I wrote that the answer was N(d1) but I didn't have a normal table, so if I were to approximate the result with a binomial tree, I'd get [whatever].

Who knows what they were looking for there...

sundwarf
11-02-2007, 05:38 PM
looks like I start forgetting stuff already, but isn't N(d1) delta? the probability to be in-the-money is something related to N(d2)???

McMoM
11-02-2007, 06:21 PM
I used N(d2), thinking of it like a cash-or-nothing call, but looking back at the JAM practice exams the asset-or-nothing probably would have been a better comparison - it uses N(-d1).

clip77
11-02-2007, 09:19 PM
I used N(d2), thinking of it like a cash-or-nothing call, but looking back at the JAM practice exams the asset-or-nothing probably would have been a better comparison - it uses N(-d1).

N(d2) is the risk neutral probabilty. I don't know if the question is asking risk neutral probability - there should be a formula for assets following Geometric Brownian Motion...it was something like Ln(So) + (Mu - 0.5*Var)T?

I put both in the exam, and made a note about one being risk neutral and the other is the probability that follows the model. i don't know if they will consider my answer self-conflicting.

carzymathematician
11-07-2007, 04:29 PM
Was there a consensus as to whether this question could be considered defective or not?

yanz
11-07-2007, 04:33 PM
I was told to be safe and write in a complaint. Even if it doesn't get thrown out, they'll take the complaint into consideration when grading [supposedly].

carzymathematician
11-08-2007, 09:31 AM
I was told to be safe and write in a complaint. Even if it doesn't get thrown out, they'll take the complaint into consideration when grading [supposedly].
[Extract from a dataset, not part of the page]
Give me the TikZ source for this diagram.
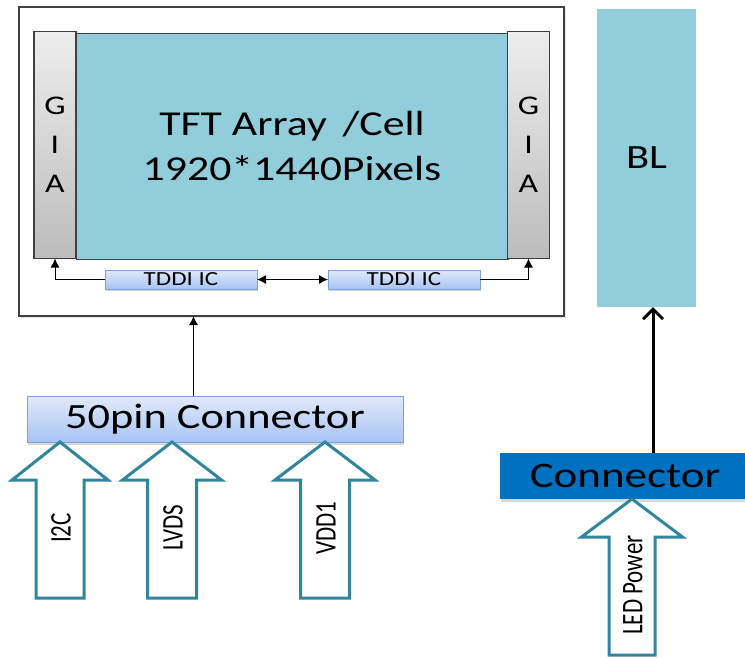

So have you written to them?

yanz
11-08-2007, 09:53 AM
So have you written to them?

no. I, personally, have not.

carzymathematician
11-08-2007, 10:19 AM
no. I, personally, have not.

Ok, I will go ahead and send an email. Do you remember what question this was? Or will it be sufficient to write "RE: that 14-pt question"? :)

rekrap
11-08-2007, 10:30 AM
Ok, I will go ahead and send an email. Do you remember what question this was? Or will it be sufficient to write "RE: that 14-pt question"? :)

The test should probably be out today or tomorrow, if you would like to wait.

yanz
11-08-2007, 10:31 AM
I believe it was #6. The parts that required a normal table were a, c, [and possibly e], and parts d and f relied on comparing numerical answers received in the above parts.

carzymathematician
11-08-2007, 02:22 PM
Just sent a note. I guess we'll just have to wait and see what happens!

carzymathematician
11-08-2007, 03:31 PM
This was the response that I got

Thank you for taking the time to share your thoughts and concerns with regard to Exam FET. Your comments have been forwarded to the Exam committee for review. Your patience in awaiting a response is appreciated. We will forward the Exam committee’s response to your comments after grades are released.